One thing that is very characteristic for Jirgl’s oeuvre is his unremitting bleakness – his novels are even more depressing than those of Hilbig (whose characters tend to have at least some human warmth to cling to), sometimes (another comparison!) Jirgl’s novels in their continued doom and gloom are almost reminiscent of Cormac McCarthy, just in German and more avant-garde. More importantly, however, Jirgl does things with narrative structure and the narrator you’ll find neither in Schmidt or Hilbig. The former, like most classical Modernists is really a realist at heart and his formal experiments mainly try to achieve a better literary grasp on reality – as a result his narrators are usual firmly grounded and very certain of their identity (as is the reader). Things shift somewhat with Hilbig, whose characters have to grapple with a reality-deforming totalitarian system, and as a result in his novels, “official” reality always threatens to usurp perceived reality, and his characters suffer from the rift between what the regime tells them they should be and what they feel they are (a rift that they very often attempt to close by excessive consumption of alcohol).

What happens in the novels of Reinhard Jirgl, however, is – a result, one assumes of a postmodern esthetic as well as the total derailment of any firm concept of subject and individuality by both the final stages of East German communism and latter day West German capitalism – that the narrator loses all fixed mooring points and that trying to pinpoint him down is to enter a mirror cabinet of endless reflections where any certitude slips away behind just the next corner. Abschied von den Feinden, that much at least one can state with some confidence, is the story of two brothers who grew up with foster parents in East Germany after their father fled to West Germany and their mother was placed (much against her will) in an insane asylum. The older brother had an affair (one hesitates to say that love had anything to do with it) with a woman, leaving her behind when he, too, escaped the GDR. After which, the younger brother develops an obsession (one hesitates even more to call this love) for the same woman. Things don’t end well. That’s not much of a plot, but it does give the reader some basic narrative to hold on to – or rather, to piece together to hold on to, because Jirgl does not tell his story chronologically but scuttles back and forth between past and present, weaving a complex pattern of a tale that covers several decades of (mostly East-) German history.

While the pure plot, such as it is, is relatively easy to figure out, things get considerably more complicated where the precise nature of the novels’ narrators is concerned, and Jirgl does his best to draw the reader into a series of mirroring labyrinthine intricacies where it is pretty much impossible not to lose one’s way. It is clear that the story is told by one of the brothers, but it never becomes quite clear whether it’s the older or the younger one. It also is clear that the narrating brother does not narrate the story in his own voice, but it remains impenetrable whether one brother assuming the voice of the second brother, or whether one brother is assuming the voice of the second brother assuming the voice of the other, first brother. In other words, the reader never gets to find out whether the older brother is narrating in the voice of the younger brother, or whether the younger brother is narrating in the voice of the older brother using the voice of the younger brother. Or maybe vice versa. Or (you probably guessed it by now) possibly all of the above. And as if that was not enough to make any reader go dizzy, there is also another narrator – a collective “we”, the voice of the inhabitants of the East-German village where the brothers grew up (and where several strands of the narrative are threaded together again). And they seem to be telling their story to one of the brothers – again, impossible to tell which one as he apparently fell off a cliff and now has his whole face bandaged (and seems to be temporarily blind, too).

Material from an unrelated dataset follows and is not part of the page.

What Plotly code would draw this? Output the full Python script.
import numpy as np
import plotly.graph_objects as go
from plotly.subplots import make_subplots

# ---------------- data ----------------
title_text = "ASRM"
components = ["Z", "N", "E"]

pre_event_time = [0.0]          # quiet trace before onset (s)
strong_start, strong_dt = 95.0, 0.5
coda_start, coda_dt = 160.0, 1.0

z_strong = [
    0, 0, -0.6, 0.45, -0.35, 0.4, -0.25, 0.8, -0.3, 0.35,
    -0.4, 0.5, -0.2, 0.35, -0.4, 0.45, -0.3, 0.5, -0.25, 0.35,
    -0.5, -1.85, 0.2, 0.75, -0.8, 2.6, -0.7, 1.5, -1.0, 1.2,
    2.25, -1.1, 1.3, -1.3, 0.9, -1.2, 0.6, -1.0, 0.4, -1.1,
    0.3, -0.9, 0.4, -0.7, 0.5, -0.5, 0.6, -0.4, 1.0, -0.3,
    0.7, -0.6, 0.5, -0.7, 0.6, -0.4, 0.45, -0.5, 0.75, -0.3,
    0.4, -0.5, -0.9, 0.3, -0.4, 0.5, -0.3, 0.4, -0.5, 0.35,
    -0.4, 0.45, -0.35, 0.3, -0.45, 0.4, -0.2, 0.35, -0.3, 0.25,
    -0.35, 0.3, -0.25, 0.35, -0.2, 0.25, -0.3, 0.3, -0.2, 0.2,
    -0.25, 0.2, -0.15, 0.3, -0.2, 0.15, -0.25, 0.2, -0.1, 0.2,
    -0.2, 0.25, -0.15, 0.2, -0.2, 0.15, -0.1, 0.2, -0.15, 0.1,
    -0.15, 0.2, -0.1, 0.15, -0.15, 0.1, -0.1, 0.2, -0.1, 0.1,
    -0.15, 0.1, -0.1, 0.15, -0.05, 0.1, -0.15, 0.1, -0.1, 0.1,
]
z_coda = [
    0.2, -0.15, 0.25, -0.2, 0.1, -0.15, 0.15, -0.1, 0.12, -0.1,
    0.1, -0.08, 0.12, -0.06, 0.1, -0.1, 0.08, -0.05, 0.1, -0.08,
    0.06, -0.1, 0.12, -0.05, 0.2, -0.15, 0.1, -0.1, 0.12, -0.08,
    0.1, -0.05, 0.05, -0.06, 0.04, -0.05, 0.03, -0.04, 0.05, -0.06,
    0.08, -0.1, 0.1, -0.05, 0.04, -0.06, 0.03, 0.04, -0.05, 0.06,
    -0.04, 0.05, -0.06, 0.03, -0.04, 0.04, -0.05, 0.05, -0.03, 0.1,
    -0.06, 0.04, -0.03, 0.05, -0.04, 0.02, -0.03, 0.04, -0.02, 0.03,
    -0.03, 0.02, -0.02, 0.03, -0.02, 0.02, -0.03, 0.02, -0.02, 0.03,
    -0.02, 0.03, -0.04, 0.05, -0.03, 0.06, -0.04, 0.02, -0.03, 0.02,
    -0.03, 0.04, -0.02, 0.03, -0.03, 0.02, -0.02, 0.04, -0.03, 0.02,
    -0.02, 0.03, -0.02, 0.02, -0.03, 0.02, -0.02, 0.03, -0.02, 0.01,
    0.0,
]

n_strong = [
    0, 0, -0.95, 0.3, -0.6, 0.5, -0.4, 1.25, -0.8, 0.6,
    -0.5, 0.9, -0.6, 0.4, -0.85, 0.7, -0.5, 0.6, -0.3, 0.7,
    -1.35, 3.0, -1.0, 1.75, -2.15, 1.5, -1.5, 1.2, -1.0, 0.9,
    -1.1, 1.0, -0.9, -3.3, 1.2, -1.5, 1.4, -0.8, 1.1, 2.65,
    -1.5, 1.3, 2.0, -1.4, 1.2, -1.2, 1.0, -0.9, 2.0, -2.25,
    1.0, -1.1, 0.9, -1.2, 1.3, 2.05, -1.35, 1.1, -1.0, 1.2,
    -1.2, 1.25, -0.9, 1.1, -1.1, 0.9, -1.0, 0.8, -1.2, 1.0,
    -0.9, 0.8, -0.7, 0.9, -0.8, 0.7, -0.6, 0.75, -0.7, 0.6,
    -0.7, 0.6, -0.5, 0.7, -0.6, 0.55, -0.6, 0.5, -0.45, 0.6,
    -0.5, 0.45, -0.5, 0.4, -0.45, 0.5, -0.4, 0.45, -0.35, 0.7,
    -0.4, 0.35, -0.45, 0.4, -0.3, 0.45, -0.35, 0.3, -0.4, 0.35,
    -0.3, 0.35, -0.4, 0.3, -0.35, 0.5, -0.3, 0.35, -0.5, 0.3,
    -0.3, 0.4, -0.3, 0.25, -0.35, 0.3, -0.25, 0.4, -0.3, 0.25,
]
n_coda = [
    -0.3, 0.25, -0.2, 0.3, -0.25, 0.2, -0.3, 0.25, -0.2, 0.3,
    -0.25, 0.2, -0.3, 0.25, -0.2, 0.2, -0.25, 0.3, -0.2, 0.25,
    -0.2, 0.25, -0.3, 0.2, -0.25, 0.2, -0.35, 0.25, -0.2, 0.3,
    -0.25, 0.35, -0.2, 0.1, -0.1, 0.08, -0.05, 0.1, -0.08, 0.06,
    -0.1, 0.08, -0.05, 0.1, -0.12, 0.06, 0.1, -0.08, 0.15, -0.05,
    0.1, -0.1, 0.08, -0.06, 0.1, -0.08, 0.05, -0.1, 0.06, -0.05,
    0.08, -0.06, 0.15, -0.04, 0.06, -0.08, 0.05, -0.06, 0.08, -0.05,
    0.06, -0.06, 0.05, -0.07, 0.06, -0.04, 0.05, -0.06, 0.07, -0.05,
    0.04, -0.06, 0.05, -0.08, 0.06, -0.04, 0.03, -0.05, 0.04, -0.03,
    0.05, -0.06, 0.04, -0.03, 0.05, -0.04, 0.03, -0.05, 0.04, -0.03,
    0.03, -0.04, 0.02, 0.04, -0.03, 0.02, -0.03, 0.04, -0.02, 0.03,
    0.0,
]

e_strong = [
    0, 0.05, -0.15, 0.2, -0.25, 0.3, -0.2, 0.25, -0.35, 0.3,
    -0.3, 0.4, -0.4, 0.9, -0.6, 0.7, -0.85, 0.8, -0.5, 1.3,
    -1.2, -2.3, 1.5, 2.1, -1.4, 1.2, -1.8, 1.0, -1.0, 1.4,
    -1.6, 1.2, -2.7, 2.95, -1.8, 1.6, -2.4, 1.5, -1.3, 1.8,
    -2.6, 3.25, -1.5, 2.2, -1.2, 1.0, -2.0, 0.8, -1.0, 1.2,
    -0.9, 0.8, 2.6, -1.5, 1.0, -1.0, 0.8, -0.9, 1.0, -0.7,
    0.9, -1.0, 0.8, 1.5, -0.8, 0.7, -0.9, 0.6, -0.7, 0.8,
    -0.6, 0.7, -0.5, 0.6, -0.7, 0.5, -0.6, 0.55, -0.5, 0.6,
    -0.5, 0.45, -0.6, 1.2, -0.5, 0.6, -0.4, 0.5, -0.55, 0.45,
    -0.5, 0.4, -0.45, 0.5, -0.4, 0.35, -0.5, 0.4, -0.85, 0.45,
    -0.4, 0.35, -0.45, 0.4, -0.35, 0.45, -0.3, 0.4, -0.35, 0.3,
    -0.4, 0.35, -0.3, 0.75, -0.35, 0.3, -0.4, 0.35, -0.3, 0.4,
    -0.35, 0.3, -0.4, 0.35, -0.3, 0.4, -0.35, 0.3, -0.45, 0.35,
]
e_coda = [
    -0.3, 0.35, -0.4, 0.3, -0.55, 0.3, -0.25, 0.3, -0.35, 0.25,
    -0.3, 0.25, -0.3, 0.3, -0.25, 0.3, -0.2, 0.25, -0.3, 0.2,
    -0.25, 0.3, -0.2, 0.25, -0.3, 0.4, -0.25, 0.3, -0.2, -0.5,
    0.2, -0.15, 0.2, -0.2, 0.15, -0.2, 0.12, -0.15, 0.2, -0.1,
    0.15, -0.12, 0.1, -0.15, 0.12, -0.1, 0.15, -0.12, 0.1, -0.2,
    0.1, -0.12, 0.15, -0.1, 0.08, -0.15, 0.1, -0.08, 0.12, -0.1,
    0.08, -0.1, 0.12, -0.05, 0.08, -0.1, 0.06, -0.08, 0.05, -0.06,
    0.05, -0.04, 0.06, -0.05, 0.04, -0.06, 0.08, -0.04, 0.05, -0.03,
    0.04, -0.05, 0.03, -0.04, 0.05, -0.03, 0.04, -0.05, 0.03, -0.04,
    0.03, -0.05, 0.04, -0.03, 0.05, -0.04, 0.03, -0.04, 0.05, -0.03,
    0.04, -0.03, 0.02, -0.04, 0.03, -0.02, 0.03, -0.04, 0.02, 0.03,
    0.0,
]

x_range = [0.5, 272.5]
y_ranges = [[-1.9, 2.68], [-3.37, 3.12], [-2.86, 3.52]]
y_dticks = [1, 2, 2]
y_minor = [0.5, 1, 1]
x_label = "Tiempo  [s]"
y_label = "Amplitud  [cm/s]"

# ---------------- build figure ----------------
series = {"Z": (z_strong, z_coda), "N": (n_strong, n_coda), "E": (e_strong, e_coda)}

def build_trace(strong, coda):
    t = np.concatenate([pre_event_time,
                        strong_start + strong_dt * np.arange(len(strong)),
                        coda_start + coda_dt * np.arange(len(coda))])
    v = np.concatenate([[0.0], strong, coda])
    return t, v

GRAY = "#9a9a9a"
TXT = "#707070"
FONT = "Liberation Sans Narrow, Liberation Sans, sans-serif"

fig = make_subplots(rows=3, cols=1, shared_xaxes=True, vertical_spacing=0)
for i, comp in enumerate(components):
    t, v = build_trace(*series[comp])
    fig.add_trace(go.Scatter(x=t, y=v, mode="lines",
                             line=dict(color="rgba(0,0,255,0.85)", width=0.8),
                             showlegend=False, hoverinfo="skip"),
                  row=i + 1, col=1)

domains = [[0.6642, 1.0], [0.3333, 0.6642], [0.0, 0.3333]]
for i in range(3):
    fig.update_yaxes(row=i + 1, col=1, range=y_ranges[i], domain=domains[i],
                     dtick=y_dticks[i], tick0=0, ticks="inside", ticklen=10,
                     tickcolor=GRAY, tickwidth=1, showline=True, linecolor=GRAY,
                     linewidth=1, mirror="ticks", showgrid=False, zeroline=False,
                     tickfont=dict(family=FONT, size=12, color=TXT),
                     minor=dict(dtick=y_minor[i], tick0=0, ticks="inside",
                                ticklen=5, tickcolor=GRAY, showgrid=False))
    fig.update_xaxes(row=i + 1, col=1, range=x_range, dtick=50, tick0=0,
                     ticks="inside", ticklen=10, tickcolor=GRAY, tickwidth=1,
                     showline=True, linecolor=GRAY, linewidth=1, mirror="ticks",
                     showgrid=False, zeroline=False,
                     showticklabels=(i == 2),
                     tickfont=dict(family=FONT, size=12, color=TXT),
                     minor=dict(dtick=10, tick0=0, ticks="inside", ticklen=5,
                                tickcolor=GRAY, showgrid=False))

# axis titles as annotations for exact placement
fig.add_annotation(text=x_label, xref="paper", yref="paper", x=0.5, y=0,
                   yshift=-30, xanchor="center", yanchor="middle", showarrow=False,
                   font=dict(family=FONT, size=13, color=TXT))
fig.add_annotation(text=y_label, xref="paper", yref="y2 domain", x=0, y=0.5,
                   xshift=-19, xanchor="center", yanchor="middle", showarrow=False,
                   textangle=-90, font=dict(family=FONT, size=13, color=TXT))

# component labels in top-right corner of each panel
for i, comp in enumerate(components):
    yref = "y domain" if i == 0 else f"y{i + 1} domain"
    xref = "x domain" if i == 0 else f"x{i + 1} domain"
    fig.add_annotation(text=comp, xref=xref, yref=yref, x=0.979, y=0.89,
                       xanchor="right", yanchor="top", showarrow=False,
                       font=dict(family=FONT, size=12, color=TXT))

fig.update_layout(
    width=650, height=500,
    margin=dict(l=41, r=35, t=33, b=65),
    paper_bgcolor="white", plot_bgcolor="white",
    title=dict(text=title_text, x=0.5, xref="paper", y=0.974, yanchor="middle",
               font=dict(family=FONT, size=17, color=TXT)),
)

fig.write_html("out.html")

It’s almost a bit too much, and with the novel’s almost total lack of humour, Abschied von den Feinden runs a continual risk of becoming involuntarily funny. But even though it sometimes appears as if the balls might be slipping his grasp, Jirgl does manage to pull off his literary juggling act. There also is a lot of allegorical potential in the relationship between the two brothers (something the novel’s title alludes to as well, I think), which could have easily become very heavy-handed and reduced all the carefully constructed ambivalence into a fable about East and West German relationships – and again, Jirgl manages to strike just the right balance, to keep the allegorical sub-text alive and present without letting it overwhelm and swallow the narrative. Abschied von den Feinden, then, is by no means a pleasant read, but it is an electrifying one, gripping the reader who might not want to be gripped at all. This is in no small part due to Reinhard Jirgl’s writing, which in the end is the novel’s most remarkable and outstanding feature – even while what he describes is always desolate and often disgusting, his landscapes bleak beyond hope, his characters either violent or numbed, cruel or apathetic, he describes his dark vistas with such unrelenting vividness that it is almost impossible to avert one’s eyes, and readers who follow Jirgl’s panoramic desolation will find themselves haunted by its after-images for a long time afterwards.